Grant’s research continued with the findings that Matchers and Takers inhabit the middle slots, so their style and reputations keep them in the game. But they don’t rise to the top or if they do rise, it is temporary.
So who was at the top? The Givers were. They were both at the bottom and the top. The Givers at the top still fit the description of Givers at the bottom, offering their best without expecting an immediate return. Similarly they left grace in every business encounter. When they had the option to take everything on the table, they didn’t. When they could humiliate, they stayed humble. So with all the similarities, what was the difference between the Givers at the bottom and the Givers at the top?
The successful Givers at the top added several important characteristics. They put in appropriate boundaries, became Matchers when they were dealing with die-hard Takers, and most importantly regularly asked for help. Conversely, the Givers at the bottomof the productivity chart didn’t reach out for input or assistance, didn’t take time to renew their energy, and, subsequently, became overwhelmed and exhausted.
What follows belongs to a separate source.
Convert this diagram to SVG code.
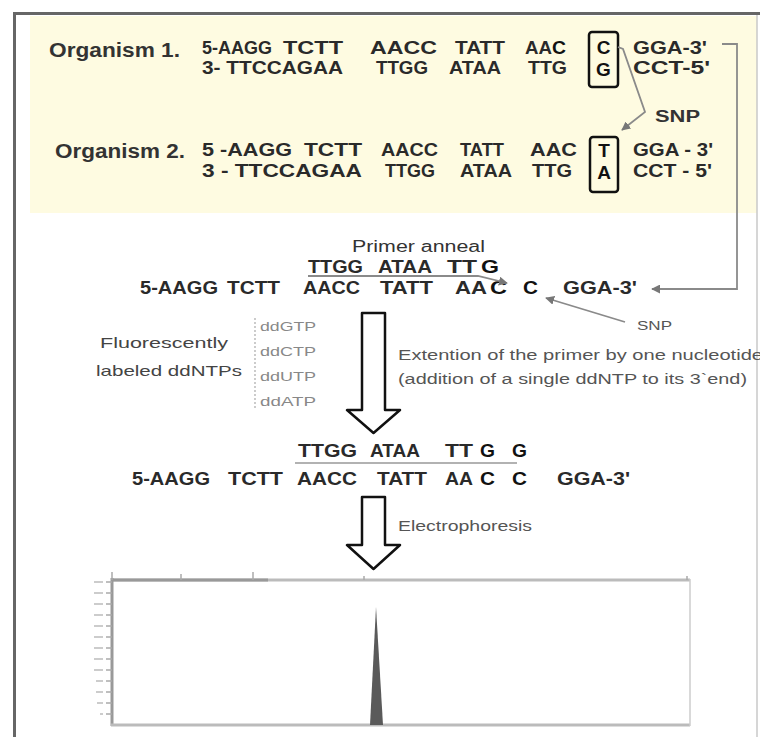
<svg xmlns="http://www.w3.org/2000/svg" width="760" height="737" viewBox="0 0 760 737">
<style>
.seq{font-family:"Liberation Sans",Arial,sans-serif;font-weight:bold;font-size:18.5px;fill:#2a2a2a}
.b{font-size:19px;fill:#111}
.lbl{font-family:"Liberation Sans",Arial,sans-serif;font-weight:bold;font-size:20px;fill:#333}
.note{font-family:"Liberation Sans",Arial,sans-serif;font-size:14px;fill:#555}
.dd{font-family:"Liberation Sans",Arial,sans-serif;font-size:12px;fill:#888}
.box{fill:none;stroke:#111;stroke-width:2.5}
.conn{fill:none;stroke:#8a8a8a;stroke-width:1.8}
.big{fill:#fff;stroke:#111;stroke-width:2.5;stroke-linejoin:round}
.tick{stroke:#aaa;stroke-width:1.5}
.tl{stroke:#ccc;stroke-width:2}
</style>
<defs>
<marker id="ah" viewBox="0 0 10 10" refX="9" refY="5" markerWidth="5" markerHeight="5" orient="auto-start-reverse">
<path d="M0,0 L10,5 L0,10 z" fill="#777"/>
</marker>
</defs>
<rect x="0" y="0" width="760" height="737" fill="#fff"/>
<rect x="30" y="16" width="727" height="197" fill="#fefbe1"/>
<line x1="14" y1="13.5" x2="760" y2="13.5" stroke="#666" stroke-width="3"/>
<line x1="14.5" y1="12" x2="14.5" y2="737" stroke="#666" stroke-width="3"/>
<line x1="757" y1="15" x2="757" y2="737" stroke="#c8c8c8" stroke-width="1.5"/>

<g id="organism1">
<text class="lbl" x="49" y="57" textLength="131" lengthAdjust="spacingAndGlyphs">Organism 1.</text>
<text class="seq" x="202" y="54" textLength="70" lengthAdjust="spacingAndGlyphs">5-AAGG</text>
<text class="seq" x="283" y="54" textLength="60" lengthAdjust="spacingAndGlyphs">TCTT</text>
<text class="seq" x="370" y="54" textLength="67" lengthAdjust="spacingAndGlyphs">AACC</text>
<text class="seq" x="455" y="54" textLength="50" lengthAdjust="spacingAndGlyphs">TATT</text>
<text class="seq" x="525" y="54" textLength="27" lengthAdjust="spacingAndGlyphs">AA</text>
<text class="seq b" x="552" y="54" textLength="14" lengthAdjust="spacingAndGlyphs">C</text>
<text class="seq b" x="603.5" y="54" text-anchor="middle">C</text>
<text class="seq" x="633" y="54" textLength="74" lengthAdjust="spacingAndGlyphs">GGA-3'</text>
<text class="seq" x="202" y="74" textLength="141" lengthAdjust="spacingAndGlyphs">3- TTCCAGAA</text>
<text class="seq" x="376" y="74" textLength="52" lengthAdjust="spacingAndGlyphs">TTGG</text>
<text class="seq" x="449" y="74" textLength="52" lengthAdjust="spacingAndGlyphs">ATAA</text>
<text class="seq" x="528" y="74" textLength="39" lengthAdjust="spacingAndGlyphs">TTG</text>
<text class="seq b" x="603.5" y="76" text-anchor="middle">G</text>
<text class="seq" x="633" y="74" textLength="77" lengthAdjust="spacingAndGlyphs">CCT-5'</text>
<rect class="box" x="589" y="32" width="29" height="55" rx="3"/>
</g>

<g id="organism2">
<text class="lbl" x="55" y="158" textLength="130" lengthAdjust="spacingAndGlyphs">Organism 2.</text>
<text class="seq" x="202" y="156" textLength="90" lengthAdjust="spacingAndGlyphs">5 -AAGG</text>
<text class="seq" x="304" y="156" textLength="58" lengthAdjust="spacingAndGlyphs">TCTT</text>
<text class="seq" x="381" y="156" textLength="57" lengthAdjust="spacingAndGlyphs">AACC</text>
<text class="seq" x="460" y="156" textLength="44" lengthAdjust="spacingAndGlyphs">TATT</text>
<text class="seq" x="530" y="156" textLength="47" lengthAdjust="spacingAndGlyphs">AAC</text>
<text class="seq b" x="604" y="157" text-anchor="middle">T</text>
<text class="seq" x="633" y="156" textLength="80" lengthAdjust="spacingAndGlyphs">GGA - 3'</text>
<text class="seq" x="202" y="177" textLength="160" lengthAdjust="spacingAndGlyphs">3 - TTCCAGAA</text>
<text class="seq" x="385" y="177" textLength="50" lengthAdjust="spacingAndGlyphs">TTGG</text>
<text class="seq" x="460" y="177" textLength="52" lengthAdjust="spacingAndGlyphs">ATAA</text>
<text class="seq" x="532" y="177" textLength="40" lengthAdjust="spacingAndGlyphs">TTG</text>
<text class="seq b" x="604" y="179" text-anchor="middle">A</text>
<text class="seq" x="633" y="177" textLength="79" lengthAdjust="spacingAndGlyphs">CCT - 5'</text>
<rect class="box" x="590" y="137" width="28" height="55" rx="3"/>
</g>

<g id="snp1">
<text class="seq" x="655" y="122" style="font-size:16px;fill:#333" textLength="45" lengthAdjust="spacingAndGlyphs">SNP</text>
</g>

<g id="primer-anneal">
<text class="note" x="352" y="252" style="fill:#333;font-size:16px" textLength="133" lengthAdjust="spacingAndGlyphs">Primer anneal</text>
<text class="seq" x="308" y="273" textLength="55" lengthAdjust="spacingAndGlyphs">TTGG</text>
<text class="seq" x="378" y="273" textLength="54" lengthAdjust="spacingAndGlyphs">ATAA</text>
<text class="seq" x="447" y="273" textLength="30" lengthAdjust="spacingAndGlyphs">TT</text>
<text class="seq b" x="481" y="273" textLength="18" lengthAdjust="spacingAndGlyphs">G</text>
<text class="seq" x="140" y="294" textLength="78" lengthAdjust="spacingAndGlyphs">5-AAGG</text>
<text class="seq" x="227" y="294" textLength="53" lengthAdjust="spacingAndGlyphs">TCTT</text>
<text class="seq" x="303" y="294" textLength="57" lengthAdjust="spacingAndGlyphs">AACC</text>
<text class="seq" x="380" y="294" textLength="53" lengthAdjust="spacingAndGlyphs">TATT</text>
<text class="seq" x="455" y="294" textLength="32" lengthAdjust="spacingAndGlyphs">AA</text>
<text class="seq b" x="490" y="294" textLength="17" lengthAdjust="spacingAndGlyphs">C</text>
<text class="seq b" x="523" y="294" textLength="15" lengthAdjust="spacingAndGlyphs">C</text>
<text class="seq" x="563" y="294" textLength="74" lengthAdjust="spacingAndGlyphs">GGA-3'</text>
</g>

<g id="ddntps">
<text class="note" x="100" y="348" style="fill:#444;font-size:15px" textLength="128" lengthAdjust="spacingAndGlyphs">Fluorescently</text>
<text class="note" x="96" y="376" style="fill:#444;font-size:15px" textLength="146" lengthAdjust="spacingAndGlyphs">labeled ddNTPs</text>
<line x1="255" y1="318" x2="255" y2="408" stroke="#aaa" stroke-width="1.2" stroke-dasharray="2 2"/>
<text class="dd" x="260" y="331" textLength="56" lengthAdjust="spacingAndGlyphs">ddGTP</text>
<text class="dd" x="260" y="356" textLength="56" lengthAdjust="spacingAndGlyphs">ddCTP</text>
<text class="dd" x="260" y="381" textLength="56" lengthAdjust="spacingAndGlyphs">ddUTP</text>
<text class="dd" x="260" y="406" textLength="56" lengthAdjust="spacingAndGlyphs">ddATP</text>
</g>

<g id="extension-step">
<path class="big" d="M362,313 H385 V410 H400 L373.5,433 L347,410 H362 Z"/>
<text class="note" x="398" y="360" textLength="365" lengthAdjust="spacingAndGlyphs">Extention of the primer by one nucleotide</text>
<text class="note" x="398" y="384" textLength="349" lengthAdjust="spacingAndGlyphs">(addition of a single ddNTP to its 3`end)</text>
</g>

<g id="extended-product">
<text class="seq" x="298" y="457" textLength="59" lengthAdjust="spacingAndGlyphs">TTGG</text>
<text class="seq" x="370" y="457" textLength="50" lengthAdjust="spacingAndGlyphs">ATAA</text>
<text class="seq" x="445" y="457" textLength="28" lengthAdjust="spacingAndGlyphs">TT</text>
<text class="seq b" x="480" y="457" textLength="15" lengthAdjust="spacingAndGlyphs">G</text>
<text class="seq b" x="512" y="457" textLength="15" lengthAdjust="spacingAndGlyphs">G</text>
<line x1="295" y1="463" x2="517" y2="463" stroke="#999" stroke-width="1.3"/>
<text class="seq" x="132" y="485" textLength="78" lengthAdjust="spacingAndGlyphs">5-AAGG</text>
<text class="seq" x="228" y="485" textLength="55" lengthAdjust="spacingAndGlyphs">TCTT</text>
<text class="seq" x="297" y="485" textLength="60" lengthAdjust="spacingAndGlyphs">AACC</text>
<text class="seq" x="377" y="485" textLength="50" lengthAdjust="spacingAndGlyphs">TATT</text>
<text class="seq" x="445" y="485" textLength="28" lengthAdjust="spacingAndGlyphs">AA</text>
<text class="seq b" x="480" y="485" textLength="15" lengthAdjust="spacingAndGlyphs">C</text>
<text class="seq b" x="512" y="485" textLength="15" lengthAdjust="spacingAndGlyphs">C</text>
<text class="seq" x="557" y="485" textLength="73" lengthAdjust="spacingAndGlyphs">GGA-3'</text>
</g>

<g id="electrophoresis-step">
<path class="big" d="M362,497 H385 V545 H400 L373.5,569 L347,545 H362 Z"/>
<text class="note" x="398" y="531" textLength="134" lengthAdjust="spacingAndGlyphs">Electrophoresis</text>
</g>

<g id="chart">
<rect x="112" y="580" width="578" height="145" fill="#fff"/>
<line x1="112" y1="580" x2="690" y2="580" stroke="#bbb" stroke-width="3"/>
<line x1="112" y1="580" x2="268" y2="580" stroke="#999" stroke-width="3"/>
<line x1="112" y1="578" x2="112" y2="726" stroke="#999" stroke-width="3"/>
<line x1="111" y1="725" x2="690" y2="725" stroke="#bbb" stroke-width="3"/>
<line x1="690" y1="579" x2="690" y2="726" stroke="#ccc" stroke-width="1.5"/>
<line class="tick" x1="112" y1="572" x2="112" y2="580"/>
<line class="tick" x1="181" y1="574" x2="181" y2="580"/>
<line class="tick" x1="253" y1="572" x2="253" y2="580"/>
<line class="tick" x1="364" y1="576" x2="364" y2="580"/>
<line class="tick" x1="687" y1="576" x2="687" y2="580"/>
<g>
<line class="tick" x1="106" y1="582" x2="112" y2="582"/><line class="tl" x1="94" y1="582" x2="103" y2="582"/>
<line class="tick" x1="106" y1="593" x2="112" y2="593"/><line class="tl" x1="94" y1="593" x2="103" y2="593"/>
<line class="tick" x1="106" y1="604" x2="112" y2="604"/><line class="tl" x1="94" y1="604" x2="103" y2="604"/>
<line class="tick" x1="106" y1="615" x2="112" y2="615"/><line class="tl" x1="94" y1="615" x2="103" y2="615"/>
<line class="tick" x1="106" y1="626" x2="112" y2="626"/><line class="tl" x1="94" y1="626" x2="103" y2="626"/>
<line class="tick" x1="106" y1="637" x2="112" y2="637"/><line class="tl" x1="94" y1="637" x2="103" y2="637"/>
<line class="tick" x1="106" y1="648" x2="112" y2="648"/><line class="tl" x1="94" y1="648" x2="103" y2="648"/>
<line class="tick" x1="106" y1="659" x2="112" y2="659"/><line class="tl" x1="94" y1="659" x2="103" y2="659"/>
<line class="tick" x1="106" y1="670" x2="112" y2="670"/><line class="tl" x1="94" y1="670" x2="103" y2="670"/>
<line class="tick" x1="106" y1="681" x2="112" y2="681"/><line class="tl" x1="96" y1="681" x2="103" y2="681"/>
<line class="tick" x1="106" y1="692" x2="112" y2="692"/><line class="tl" x1="96" y1="692" x2="103" y2="692"/>
<line class="tick" x1="106" y1="703" x2="112" y2="703"/><line class="tl" x1="97" y1="703" x2="103" y2="703"/>
<line class="tick" x1="106" y1="714" x2="112" y2="714"/><line class="tl" x1="100" y1="714" x2="103" y2="714"/>
</g>
<polygon points="370,725 376,607 383,725" fill="#5a5a5a"/>
</g>

<g id="connectors">
<polyline class="conn" points="618,47 623,49 645,112 622,130" marker-end="url(#ah)"/>
<polyline class="conn" points="722,44 737,44 737,289 652,289" marker-end="url(#ah)"/>
<polyline class="conn" points="308,276 478,276 507,283" stroke-width="1.3" marker-end="url(#ah)"/>
<line class="conn" x1="625" y1="322" x2="546" y2="298" marker-end="url(#ah)"/>
<text class="note" x="637" y="330" style="font-size:13px;fill:#555" textLength="35" lengthAdjust="spacingAndGlyphs">SNP</text>
</g>
</svg>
The other thing they noted is that Givers at the top stayed as humble as Givers at the bottom. They kept egos in check and avoided one-upmanship. They also worked harder, demonstrated better discernment, absorbed more of the slings and arrows, forgave quicker, asked for forgiveness quicker, and listened more. And the Givers at the top also exhibited healthy amounts of ambition, drive, and desire.
Grant addresses well-publicized fake Givers – like Enron’s Ken Lay. They may start foundations, give away money, and “kiss-up” to those who can provide them influence, access, and power. Yet while they are “kissing-up” they are also “kicking-down”…mistreating those who can’t directly help them in their climb to the top. Faking it as a Giver, while covertly promoting only their interests, simply doesn’t sustain.
Demonstrating authentic giving has profound implications on how we manage our careers, think about our employees and customers, treat our families, and grow our businesses. As we pay it forward, there is always a return on the investment. We may or may not be around to see it, but there is enough evidence to do good anyway.